:: Available data ::
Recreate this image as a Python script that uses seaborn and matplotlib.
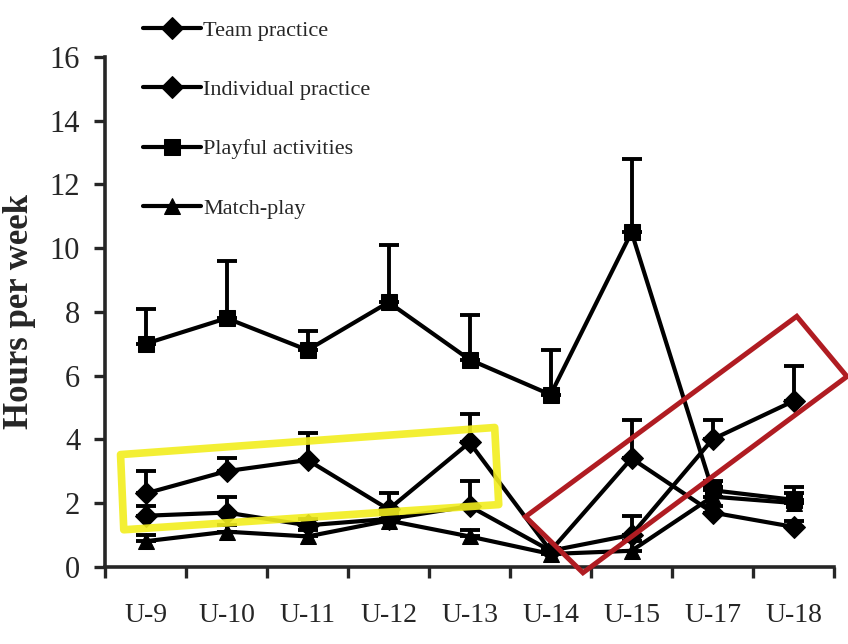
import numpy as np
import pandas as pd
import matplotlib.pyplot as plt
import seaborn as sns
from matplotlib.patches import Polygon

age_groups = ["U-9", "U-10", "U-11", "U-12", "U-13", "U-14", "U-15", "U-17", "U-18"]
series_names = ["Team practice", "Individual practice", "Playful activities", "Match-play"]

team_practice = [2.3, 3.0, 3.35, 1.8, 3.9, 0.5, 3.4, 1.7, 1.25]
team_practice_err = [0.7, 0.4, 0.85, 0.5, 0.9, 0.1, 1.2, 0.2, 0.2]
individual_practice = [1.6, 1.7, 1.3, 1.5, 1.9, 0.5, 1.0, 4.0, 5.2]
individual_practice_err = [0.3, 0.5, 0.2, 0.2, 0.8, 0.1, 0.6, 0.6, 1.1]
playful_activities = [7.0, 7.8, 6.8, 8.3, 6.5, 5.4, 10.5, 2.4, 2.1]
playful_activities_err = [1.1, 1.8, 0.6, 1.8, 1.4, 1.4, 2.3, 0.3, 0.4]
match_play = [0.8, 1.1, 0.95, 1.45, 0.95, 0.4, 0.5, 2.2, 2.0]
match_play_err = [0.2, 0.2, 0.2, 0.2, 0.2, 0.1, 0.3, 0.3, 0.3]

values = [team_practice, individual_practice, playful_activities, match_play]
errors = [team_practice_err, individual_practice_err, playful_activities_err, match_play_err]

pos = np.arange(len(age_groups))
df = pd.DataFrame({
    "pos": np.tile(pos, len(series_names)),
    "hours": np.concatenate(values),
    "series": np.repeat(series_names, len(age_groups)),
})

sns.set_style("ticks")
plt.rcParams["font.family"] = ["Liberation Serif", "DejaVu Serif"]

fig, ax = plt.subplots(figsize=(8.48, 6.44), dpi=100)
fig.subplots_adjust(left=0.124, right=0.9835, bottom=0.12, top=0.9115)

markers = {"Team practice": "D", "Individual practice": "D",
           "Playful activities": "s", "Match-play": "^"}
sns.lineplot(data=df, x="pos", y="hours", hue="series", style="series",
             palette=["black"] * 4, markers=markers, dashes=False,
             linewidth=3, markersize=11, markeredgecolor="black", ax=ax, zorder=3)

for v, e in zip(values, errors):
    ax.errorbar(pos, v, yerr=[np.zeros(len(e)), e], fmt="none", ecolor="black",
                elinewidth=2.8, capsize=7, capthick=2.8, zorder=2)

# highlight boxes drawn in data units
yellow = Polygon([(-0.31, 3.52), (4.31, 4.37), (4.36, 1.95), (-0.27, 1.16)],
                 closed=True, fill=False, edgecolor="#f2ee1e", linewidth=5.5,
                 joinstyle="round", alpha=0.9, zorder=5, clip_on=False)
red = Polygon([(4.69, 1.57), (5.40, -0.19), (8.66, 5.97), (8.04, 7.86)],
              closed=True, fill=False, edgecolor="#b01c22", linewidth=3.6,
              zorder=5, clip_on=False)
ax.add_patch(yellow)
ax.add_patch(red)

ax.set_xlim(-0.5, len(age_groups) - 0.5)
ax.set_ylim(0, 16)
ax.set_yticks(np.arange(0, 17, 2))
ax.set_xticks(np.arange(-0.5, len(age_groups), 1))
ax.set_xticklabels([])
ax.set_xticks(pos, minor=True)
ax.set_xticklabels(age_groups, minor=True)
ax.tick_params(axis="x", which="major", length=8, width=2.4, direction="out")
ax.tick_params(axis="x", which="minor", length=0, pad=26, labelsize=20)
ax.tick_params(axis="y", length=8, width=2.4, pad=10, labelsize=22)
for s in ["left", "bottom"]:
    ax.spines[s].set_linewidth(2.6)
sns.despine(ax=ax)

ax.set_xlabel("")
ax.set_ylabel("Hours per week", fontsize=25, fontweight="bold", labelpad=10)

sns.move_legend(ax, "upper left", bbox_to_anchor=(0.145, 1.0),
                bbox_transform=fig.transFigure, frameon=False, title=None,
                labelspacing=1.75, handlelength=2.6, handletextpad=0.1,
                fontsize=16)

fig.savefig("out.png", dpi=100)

:: The problem ::
Leave out the pictures and repeat exactly the lines from the start of the material through the line that contains "from matplotlib.patches import Polygon", both included.

:: Task solution ::
Recreate this image as a Python script that uses seaborn and matplotlib.
import numpy as np
import pandas as pd
import matplotlib.pyplot as plt
import seaborn as sns
from matplotlib.patches import Polygon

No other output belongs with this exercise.